It's hard to know what to say, as I already regret putting my "personal life" in this blog. But it is what it is, and I swore when this blog began that I wouldn't delete anything.
I am feeling very different then a lot of people and like most folks don't understand me at all. The experiences the past year have changed me irreversibly. I am thankful for these changes, as I feel like I have become a better person inside. At the same time, I HAVE changed, and it's truly like nobody gets me now. I continue my life with solid determination, unwavering focus and drive, and a sadness inside. The sadness never really goes away. I guess it is just part of me now. The important thing is that I stay determined and NEVER GIVE UP. That is the most important thing I can do for myself in life.
I am a mother, but I am also a writer. I am also someone deeply interested in health and how it relates to food consumption. I am also into fitness and exercise, and wanting a powerful yet beautiful body. Balancing it all is challenging for me. Motherhood is the main game right now, but writing my novels is a close second. And to make this engine work properly, it has to be given the appropriate fuel. Sadly the fuel I was giving myself for years thinking I was doing the best thing for myself (a whole foods mostly raw vegan diet) ended up really screwing up my entire body.
Miscarriage after miscarriage, hair falling out, horrible skin problems, tooth problems. My health was failing and fast. Thank god for my body protecting me by miscarrying my last baby, otherwise I never would have broken through to the realization that my diet wasn't working for me anymore. It's sad to say but I am thankful that I lost that baby, because if I hadn't I would not have had the motivation to change my ways and my health would have just continued to decline.
I'm on a good healthy path now though, and am getting stronger each and every day. I am eating a high-plant paleo diet...I eat animals now and feel 100% okay with this. My health and the health of my family is the most important thing to me. If something isn't working, I gotta change my path and I have. So now it's just time to stay determined and focused on the goals I have in life and watch my health grow. So far I've been very pleased. My energy has exploded with the dietary change and I've been working out nonstop, biking 10 miles a day among countless other exercises. I'm really hoping to see some very big changes in the next few months but I know I gotta give myself time to adjust to this big shit in a new direction.
I still find myself harboring an inner sadness at times.
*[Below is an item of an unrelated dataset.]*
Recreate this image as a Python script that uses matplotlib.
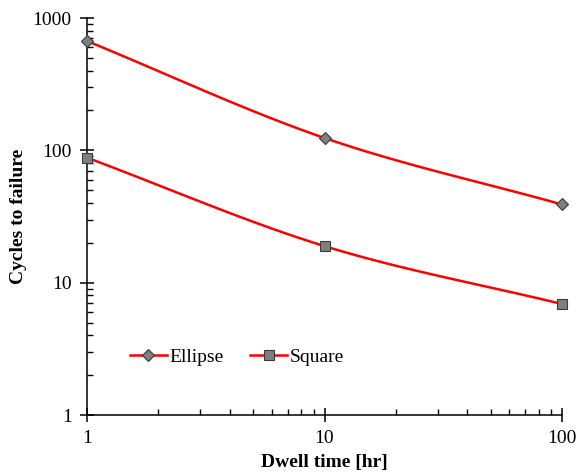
import numpy as np
import matplotlib
matplotlib.use("Agg")
import matplotlib.pyplot as plt
from matplotlib.ticker import FixedLocator, FixedFormatter, LogLocator, NullFormatter

dwell = [1, 10, 100]
ellipse = [670, 124, 39]
square = [88, 18.9, 6.9]
xticks = [1, 10, 100]
xticklabels = ["1", "10", "100"]
yticks = [1, 10, 100, 1000]
yticklabels = ["1", "10", "100", "1000"]

plt.rcParams['font.family'] = ['Liberation Serif', 'DejaVu Serif']


def smooth(xs, ys, n=60):
    # Catmull-Rom through points in log-log space (rendering of a smoothed line)
    lx = np.log10(xs); ly = np.log10(ys)
    P = np.column_stack([lx, ly])
    P = np.vstack([P[0] + (P[0] - P[1]), P, P[-1] + (P[-1] - P[-2])])
    out = []
    for i in range(1, len(P) - 2):
        p0, p1, p2, p3 = P[i - 1], P[i], P[i + 1], P[i + 2]
        t = np.linspace(0, 1, n)[:, None]
        c = 0.5 * ((2 * p1) + (-p0 + p2) * t + (2 * p0 - 5 * p1 + 4 * p2 - p3) * t ** 2
                   + (-p0 + 3 * p1 - 3 * p2 + p3) * t ** 3)
        out.append(c)
    c = np.vstack(out)
    return 10 ** c[:, 0], 10 ** c[:, 1]


fig = plt.figure(figsize=(5.77, 4.75), dpi=100)
ax = fig.add_axes([87 / 577, 1 - 415 / 475, (562 - 87) / 577, (415 - 18) / 475])

red = "#ff0000"
for ys, mk, ms, lab in [(ellipse, "D", 6.5, "Ellipse"), (square, "s", 7.5, "Square")]:
    sx, sy = smooth(dwell, ys)
    ax.plot(sx, sy, color=red, lw=1.8, zorder=2)
    ax.plot(dwell, ys, linestyle="none", marker=mk, ms=ms, mfc="#7f7f7f", mec="#3a3a3a",
            mew=0.8, zorder=3, clip_on=False)
    ax.plot([], [], color=red, lw=1.8, marker=mk, ms=ms, mfc="#7f7f7f", mec="#3a3a3a",
            mew=0.8, label=lab)

ax.set_xscale("log")
ax.set_yscale("log")
ax.set_xlim(1, 100)
ax.set_ylim(1, 1000)

ax.xaxis.set_major_locator(FixedLocator(xticks))
ax.xaxis.set_major_formatter(FixedFormatter(xticklabels))
ax.yaxis.set_major_locator(FixedLocator(yticks))
ax.yaxis.set_major_formatter(FixedFormatter(yticklabels))
ax.xaxis.set_minor_locator(LogLocator(base=10, subs=np.arange(2, 10)))
ax.yaxis.set_minor_locator(LogLocator(base=10, subs=np.arange(2, 10)))
ax.xaxis.set_minor_formatter(NullFormatter())
ax.yaxis.set_minor_formatter(NullFormatter())

for s in ["top", "right"]:
    ax.spines[s].set_visible(False)
for s in ["left", "bottom"]:
    ax.spines[s].set_linewidth(1.1)

ax.tick_params(which="major", direction="inout", length=10, width=1.1, labelsize=14, pad=6)
ax.tick_params(which="minor", direction="in", length=4, width=1.0)
ax.tick_params(axis="x", which="major", pad=6)

ax.set_xlabel("Dwell time [hr]", fontsize=14, fontweight="bold", labelpad=5)
ax.set_ylabel("Cycles to failure", fontsize=14, fontweight="bold", labelpad=4)

ax.legend(loc="center left", bbox_to_anchor=(0.09, 0.146), ncol=2, frameon=False, fontsize=14,
          handlelength=1.9, columnspacing=1.35, handletextpad=0.15, borderpad=0,
          borderaxespad=0)

fig.savefig("out.png", dpi=100)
I don't know if it's because of the miscarriages I've suffered this year, the fact that my partner and friends are never emotionally available for me, the fact that I live on an island away from everyone. The fact that I just seem to be "forgotten about" in this world...I'm "just a mom..." I'm "just a mom" who is striving with all my might to write this story that constantly wells within me. I've done so much work on it the past few years and I feel like the end is near...I think I could finish it soon. I gotta put in the time though and the only time I have available is at night, when I'm at my most tired. So I quaff the caffeinated tea and hope for the best, just knowing that I have to keep hammering away, have to keep going, keep going, keep going, and NEVER give up, NEVER, until it is DONE.
I don't feel connected with people anymore. I just end up feeling used. People love to use my energy in various ways. I have always just accepted this throughout the years, as I do enjoy feeling "useful..." but after awhile, at the end of a long day, a long YEAR, a long SEVERAL YEARS...you just sort of want to be appreciated and valued for who you ARE, now what you can energetically provide people. :( It's tough because I find myself being a "support center" for other people so often that I feel like that's all I'm good for...very few people are supportive for me when I need them. And I'm not the type to ask, anymore. I'm just not. I've learned that in this world, I must stand alone.
It is not an easy thing. But I am determined and resolute in my ambitions to be the best person I can and I have gotten VERY good at self-care over the past year. I have learned how to nurture myself and nourish myself and pamper myself in as many ways as I can because the world sure as hell won't be doing that for me. I have to carve out space for myself and I have to be strong-minded about doing so. I have to be strong-minded about giving myself everything that I need in life, otherwise I will just wither away into nothing. And I'm not like that, anymore. I'm not going to just fade away, or yield to what other people want for me. I am going to RISE UP and consciously create the existence that I WANT for MYSELF and my children.. I am going to keep building myself up, stronger and stronger and higher and higher, until I am shining so bright that I blind anyone who looks my direction.
I am, at my heart, a WARRIOR. I have a warrior's spirit. HATERS BE DAMNED.
So I don't expect people to understand me. I know I'm unusual. And I do feel that inner sadness. But you know what? That bit of sadness inside me is fueling my fire and helping to sustain a growing intensity and drive. NOPE I don't need support. I have to stand on my own. I also am not open to allowing anyone to drain me for energy anymore without an equal exchange. I don't have the energy to spare for those types of one-sided pity games; I don't want one-sided friendships and I want to attract only resilient strong people in my life from this point onwards.
So that's what I have BECOME. I am strong, determined and focused. I will achieve my vision. I will experience superior health and happiness. I will live my dreams.